As for Owen, he clearly made a good impression on his step-son. Henry VI grew very fond of him, often referring to him in official documents as his “very dear friend and esquire” (“nostre tres cher ame et escuyer”). Owen remained loyal to Henry VI for the rest of his life, and was duly rewarded for it with an annual pension of £100, the Crown office of Keeper of the Parks in North Wales (a position normally reserved for Englishmen), and in 1445, a place in the official escort for Henry’s new bride, the badass Margaret of Anjou. In 1449, Owen was even briefly tasked with the captaincy of Regnéville during the ongoing Hundred Years War, but was unfortunately soon forced to surrender the castle to the Admiral of Coëtivy after six days of besiegement. Being the EXTRA man he was, Owen certainly did not surrender without a fight, and French chroniclers of the period mention the “fierce battle” that was waged outside the castle walls. Obviously impressed by this display of balls and bravado, the French permitted Owen and his men to return home, where he and his son Jasper spent the next decade maintaining peace in Wales on behalf of Henry VI. After decades of loyal service to his step-son, our hero Owen Tudor was finally rewarded as he deserved, and was created a knight banneret in 1461.
The Death of a Stud:
Unfortunately, Owen would, along with his eldest son Edmund, become an early casualty in dynastic wars known as the Wars of the Roses. On the 1st of November 1456, Edmund celebrated his first wedding anniversary by dying of the plague in a Yorkist dungeon, predeceasing not only his father and brothers, but also his pregnant 13-year-old widow (ew), Margaret Beaufort. Owen himself lived to see the birth of his grandson (the future Henry VII) in 1457, and because he was a total GILF, also managed to father an illegitimate son, David Owen, two years later.
However, Owen would not live long afterwards. In the winter of 1461, he (along with Jasper and the Earl of Wiltshire) served as one of the Lancastrian commanders at the Battle of Mortimer’s Cross against the Yorkist forces of Edward, Earl of March (the future Edward IV). The battle was fought in the severe depths of winter, well outside normal campaigning season. Due to a combination of Edward’s tactical superiority and their march through Wales forcing them to take a disadvantageous position between a steep hill and a bog, the Lancastrian forces were soon routed. Jasper and the Earl of Wiltshire were able to escape to fight another day, but Owen, a fairly elderly (but no less studly) man, was taken prisoner and brought to Hereford market for execution. According to the chronicler Gregory, Owen hoped that Edward would show him mercy, “weening and trusting all the time on pardon and grace till he saw the axe and block and the collar of his red velvet doublet was ripped off”. Even in the face of execution, Owen was said to have joked:
That head shall lie on the stock that was wont to lie on Queen Catherine's lap.

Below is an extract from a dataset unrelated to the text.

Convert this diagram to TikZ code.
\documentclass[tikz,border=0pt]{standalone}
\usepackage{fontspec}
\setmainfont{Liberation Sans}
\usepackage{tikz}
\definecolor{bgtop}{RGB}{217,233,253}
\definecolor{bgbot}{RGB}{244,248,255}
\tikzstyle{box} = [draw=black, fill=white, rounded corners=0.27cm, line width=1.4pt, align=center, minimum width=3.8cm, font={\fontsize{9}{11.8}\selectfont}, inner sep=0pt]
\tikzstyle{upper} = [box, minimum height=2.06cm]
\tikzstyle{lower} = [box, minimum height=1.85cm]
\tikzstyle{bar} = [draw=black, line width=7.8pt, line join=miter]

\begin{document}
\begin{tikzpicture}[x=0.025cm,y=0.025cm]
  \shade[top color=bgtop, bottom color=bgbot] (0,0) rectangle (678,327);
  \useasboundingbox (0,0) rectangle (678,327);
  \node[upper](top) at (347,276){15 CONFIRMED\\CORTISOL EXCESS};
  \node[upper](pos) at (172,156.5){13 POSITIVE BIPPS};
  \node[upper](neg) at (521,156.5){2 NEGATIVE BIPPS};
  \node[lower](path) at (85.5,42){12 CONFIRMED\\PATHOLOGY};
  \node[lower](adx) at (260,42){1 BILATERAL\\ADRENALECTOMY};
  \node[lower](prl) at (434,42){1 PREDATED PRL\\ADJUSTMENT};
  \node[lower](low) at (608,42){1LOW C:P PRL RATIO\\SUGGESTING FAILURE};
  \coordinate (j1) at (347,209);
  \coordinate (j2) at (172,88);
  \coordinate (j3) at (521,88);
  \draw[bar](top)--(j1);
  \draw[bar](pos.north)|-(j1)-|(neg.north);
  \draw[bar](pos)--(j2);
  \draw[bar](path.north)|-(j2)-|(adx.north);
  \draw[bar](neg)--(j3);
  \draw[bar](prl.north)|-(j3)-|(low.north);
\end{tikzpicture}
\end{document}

He then “put his heart and mind wholly unto God, and full meekly took his death”. Thus, with the blow of an axe, the extraordinary and EXTRA life of Owen Tudor was ended. The Yorkists set his decapitated head upon the highest part of Hereford’s market cross, where a local “mad woman” reportedly “combed his hair and washed away the blood of his face”, surrounding it with more than a hundred burning candles. Perhaps, even in death, womankind felt it necessary to give the citizens of Hereford one last opportunity to be graced with the studliness of Owen’s glorious visage. Or perhaps, as Leanda de Lisle suggests, the “mad woman” was actually the mother of his illegitimate son, David, loyally following him during what would become the last few days of his life.

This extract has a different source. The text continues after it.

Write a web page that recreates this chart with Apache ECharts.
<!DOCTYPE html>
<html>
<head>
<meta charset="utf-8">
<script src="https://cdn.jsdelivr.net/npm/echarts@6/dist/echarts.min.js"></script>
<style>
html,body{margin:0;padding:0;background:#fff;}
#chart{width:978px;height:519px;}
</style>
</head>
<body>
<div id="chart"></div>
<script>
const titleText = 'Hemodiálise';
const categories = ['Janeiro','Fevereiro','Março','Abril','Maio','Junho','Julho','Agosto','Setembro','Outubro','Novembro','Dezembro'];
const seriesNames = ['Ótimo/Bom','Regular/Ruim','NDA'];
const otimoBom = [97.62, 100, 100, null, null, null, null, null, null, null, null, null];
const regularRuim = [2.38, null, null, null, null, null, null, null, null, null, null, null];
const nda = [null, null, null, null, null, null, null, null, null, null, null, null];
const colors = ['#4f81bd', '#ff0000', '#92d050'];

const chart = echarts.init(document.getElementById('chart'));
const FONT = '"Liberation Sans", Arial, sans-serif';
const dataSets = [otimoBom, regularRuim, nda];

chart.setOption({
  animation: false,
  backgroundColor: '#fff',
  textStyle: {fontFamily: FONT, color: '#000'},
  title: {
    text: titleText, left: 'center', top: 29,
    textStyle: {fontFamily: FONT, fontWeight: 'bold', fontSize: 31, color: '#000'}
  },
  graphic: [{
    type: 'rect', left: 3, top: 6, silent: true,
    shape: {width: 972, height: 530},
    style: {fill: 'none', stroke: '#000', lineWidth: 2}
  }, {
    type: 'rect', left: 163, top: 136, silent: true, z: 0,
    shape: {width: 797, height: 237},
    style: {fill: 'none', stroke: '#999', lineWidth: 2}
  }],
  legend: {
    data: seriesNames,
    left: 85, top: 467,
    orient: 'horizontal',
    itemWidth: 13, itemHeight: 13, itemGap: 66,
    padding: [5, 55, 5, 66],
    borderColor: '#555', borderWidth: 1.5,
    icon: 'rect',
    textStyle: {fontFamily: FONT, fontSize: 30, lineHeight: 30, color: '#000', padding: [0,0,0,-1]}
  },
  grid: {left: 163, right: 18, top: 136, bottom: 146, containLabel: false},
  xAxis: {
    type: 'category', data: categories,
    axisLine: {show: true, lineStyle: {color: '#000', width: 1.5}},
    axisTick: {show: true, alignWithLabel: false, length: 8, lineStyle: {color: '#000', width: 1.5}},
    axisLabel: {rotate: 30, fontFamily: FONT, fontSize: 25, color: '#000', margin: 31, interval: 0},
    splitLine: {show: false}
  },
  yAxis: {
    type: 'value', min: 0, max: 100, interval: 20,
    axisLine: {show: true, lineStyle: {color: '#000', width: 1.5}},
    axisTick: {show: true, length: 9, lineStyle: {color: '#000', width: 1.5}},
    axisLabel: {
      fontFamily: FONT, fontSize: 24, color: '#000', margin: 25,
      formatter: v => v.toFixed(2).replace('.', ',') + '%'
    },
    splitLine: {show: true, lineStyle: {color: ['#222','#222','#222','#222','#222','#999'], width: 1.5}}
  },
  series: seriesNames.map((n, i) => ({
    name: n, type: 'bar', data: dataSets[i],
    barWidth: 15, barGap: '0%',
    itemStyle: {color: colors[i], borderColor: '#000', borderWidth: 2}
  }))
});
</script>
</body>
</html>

Owen was buried in the Greyfriars’ priory in Hereford.
An EXTRA Legacy:
Before his death, Owen had the foresight to leave the majority of his wealth and possessions to the then two year-old David, who would not have otherwise been entitled to his patrimony as an illegitimate son. Our hero was certainly no deadbeat dad. However, Owen could never have predicted the fate that befell his equally-studly son, Jasper (definitely deserving of a post of his own), whose EXTRA adventures during his 24-year exile make him one of the most exciting figures in the Wars of the Roses. Nor could Owen have ever predicted that, two decades after his death, his four-year-old grandson would eventually take the throne as Henry VII, and found the most famous and arguably most EXTRA royal dynasty in English history: the Tudors.

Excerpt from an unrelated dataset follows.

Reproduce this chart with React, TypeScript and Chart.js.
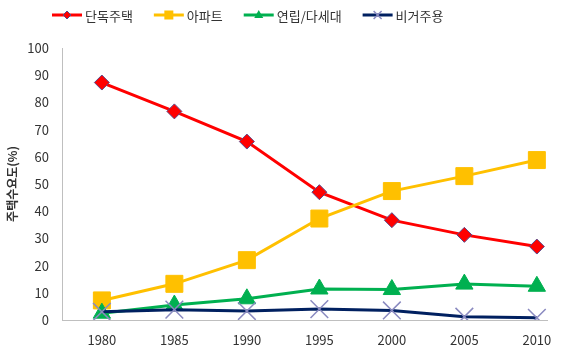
import React, { useEffect, useRef } from 'react';
import { Chart, registerables } from 'chart.js';

Chart.register(...registerables);

const years = [1980, 1985, 1990, 1995, 2000, 2005, 2010];
const detached = [87.3, 76.7, 65.6, 47.0, 36.7, 31.3, 27.0];
const apartment = [7.2, 13.3, 22.0, 37.3, 47.4, 52.9, 58.8];
const multiplex = [2.5, 5.5, 7.8, 11.4, 11.2, 13.2, 12.4];
const nonResidential = [3.0, 3.8, 3.3, 4.0, 3.5, 1.2, 0.8];
const seriesNames = ['단독주택', '아파트', '연립/다세대', '비거주용'];
const yAxisTitle = '주택수요도(%)';

const FONT = '"Noto Sans CJK KR", "Noto Sans", sans-serif';
const TEXT = '#333333';

type Style = { color: string; marker: string; fill: string; stroke: string; lw: number };
const styles: Style[] = [
  { color: '#ff0000', marker: 'diamond', fill: '#ff0000', stroke: '#5a4a8a', lw: 1 },
  { color: '#ffc000', marker: 'square', fill: '#ffc000', stroke: '#ffc000', lw: 1 },
  { color: '#00b050', marker: 'triangle', fill: '#00b050', stroke: '#00b050', lw: 1 },
  { color: '#002060', marker: 'x', fill: '#002060', stroke: '#8a8ac0', lw: 1.5 },
];

function drawMarker(ctx: CanvasRenderingContext2D, kind: string, x: number, y: number, s: number, st: Style) {
  ctx.save();
  ctx.fillStyle = st.fill;
  ctx.strokeStyle = st.stroke;
  ctx.lineWidth = st.lw;
  ctx.beginPath();
  if (kind === 'diamond') {
    ctx.moveTo(x, y - s); ctx.lineTo(x + s, y); ctx.lineTo(x, y + s); ctx.lineTo(x - s, y); ctx.closePath();
    ctx.fill(); ctx.stroke();
  } else if (kind === 'square') {
    ctx.rect(x - s, y - s, 2 * s, 2 * s); ctx.fill();
  } else if (kind === 'triangle') {
    ctx.moveTo(x, y - s); ctx.lineTo(x + s * 0.9, y + s * 0.6); ctx.lineTo(x - s * 0.9, y + s * 0.6); ctx.closePath();
    ctx.fill();
  } else {
    ctx.moveTo(x - s, y - s); ctx.lineTo(x + s, y + s); ctx.moveTo(x + s, y - s); ctx.lineTo(x - s, y + s);
    ctx.stroke();
  }
  ctx.restore();
}

const legendPlugin = {
  id: 'customLegend',
  afterDraw(chart: any) {
    const ctx: CanvasRenderingContext2D = chart.ctx;
    const y = 15;
    let x = 52;
    ctx.save();
    ctx.font = `13px ${FONT}`;
    ctx.textBaseline = 'middle';
    seriesNames.forEach((name, i) => {
      const st = styles[i];
      ctx.strokeStyle = st.color;
      ctx.lineWidth = 3;
      ctx.beginPath();
      ctx.moveTo(x, y);
      ctx.lineTo(x + 30, y);
      ctx.stroke();
      const sizes: Record<string, number> = { diamond: 4, square: 4.5, triangle: 5, x: 4 };
      drawMarker(ctx, st.marker, x + 15, y, sizes[st.marker], st);
      ctx.fillStyle = TEXT;
      ctx.fillText(name, x + 33, y + 1);
      const w = ctx.measureText(name).width;
      x += 33 + w + 21;
    });
    ctx.restore();
  },
};

export default function App() {
  const ref = useRef<HTMLCanvasElement>(null);
  useEffect(() => {
    const canvas = ref.current!;
    const mk = (label: string, data: number[], i: number, order: number, ps: string, pr: number) => ({
      label,
      data: years.map((yr, k) => ({ x: yr, y: data[k] })),
      borderColor: styles[i].color,
      backgroundColor: styles[i].fill,
      borderWidth: 3,
      pointStyle: ps,
      pointRadius: pr,
      pointHoverRadius: pr,
      pointBackgroundColor: styles[i].fill,
      pointBorderColor: styles[i].stroke,
      pointBorderWidth: styles[i].lw,
      tension: 0,
      order,
    });
    const chart = new Chart(canvas, {
      type: 'line',
      data: {
        datasets: [
          mk(seriesNames[0], detached, 0, 3, 'rectRot', 7.5),
          mk(seriesNames[1], apartment, 1, 2, 'rect', 12),
          mk(seriesNames[2], multiplex, 2, 1, 'triangle', 10),
          mk(seriesNames[3], nonResidential, 3, 0, 'crossRot', 12.5),
        ] as any,
      },
      options: {
        responsive: false,
        animation: false,
        layout: { padding: { top: 48, right: 15, left: 0, bottom: 0 } },
        plugins: { legend: { display: false }, tooltip: { enabled: false } },
        scales: {
          x: {
            type: 'linear',
            min: 1977.25,
            max: 2010.7,
            grid: { display: false, drawTicks: false },
            border: { display: true, color: '#bfbfbf', width: 1 },
            afterBuildTicks: (axis: any) => {
              axis.ticks = years.map((v) => ({ value: v }));
            },
            afterFit: (scale: any) => {
              scale.height = 31;
              scale.paddingLeft = 0;
              scale.paddingRight = 0;
            },
            ticks: {
              padding: 12,
              color: TEXT,
              font: { family: FONT, size: 13 },
              callback: (v: any) => String(v),
              maxRotation: 0,
              autoSkip: false,
            },
          },
          y: {
            min: 0,
            max: 100,
            grid: { display: false, drawTicks: false },
            border: { display: true, color: '#bfbfbf', width: 1 },
            afterFit: (scale: any) => {
              scale.width = 62;
              scale.paddingTop = 0;
              scale.paddingBottom = 0;
            },
            ticks: {
              stepSize: 10,
              padding: 13,
              color: TEXT,
              font: { family: FONT, size: 13 },
            },
            title: {
              display: true,
              text: yAxisTitle,
              color: TEXT,
              font: { family: FONT, size: 12, weight: 'bold' },
              padding: { top: 5, bottom: 0 },
            },
          },
        },
      },
      plugins: [legendPlugin],
    });
    return () => chart.destroy();
  }, []);
  return (
    <div style={{ position: 'absolute', left: 0, top: 0, width: 562, height: 351, background: '#fff' }}>
      <canvas ref={ref} width={562} height={351} />
    </div>
  );
}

Despite his invaluable contributions to the English tourism industry and Cate Blanchett’s acting career, Owen Tudor has largely gone unremembered today in favour of his more popular descendants. Even his own great-grandson, Henry “Headchopper” VIII, spared no thought for his stud of a forefather, and Owen’s tomb at Hereford was destroyed by Henry’s soldiers during the Dissolution of the Monasteries. Nevertheless, the romance and allure of Owen “Widow Comforter” Tudor’s life continues to inspire playwrights and novelists to this day. Fictional depictions of Owen have varied throughout the centuries, ranging from the figure of courtly romance in 16th-17th century plays, to Agnes Strickland’s “predatory soldier” who takes advantage of (even rapes?!) the vulnerable and naive Catherine, to the meek and mild fellow of modern historical fiction (except in Philippa Gregory’s books apparently, ugh). Yet, from what little we know of him, Owen was neither a rapist defiler of virtuous women (FFS), nor some wilting Welsh leek who let Catherine, the English, or anyone else walk roughshod over him.
This was a man who came to a foreign country with nothing but his devilish good looks, yet nevertheless rose up through the ranks of English society. This was a man who was discriminated against throughout his life, yet never took shit from anyone, even in the face of death. And most importantly, this was a man who, through sheer (dick) skill and perseverance, won the heart of a lonely and widowed Queen, fathered two earls, and eventually, became the grandfather of the first Tudor king of England.
So, despite boring you with perhaps the longest post in history (if you are even still reading this lol), for Owen Tudor, methinks I can do no less.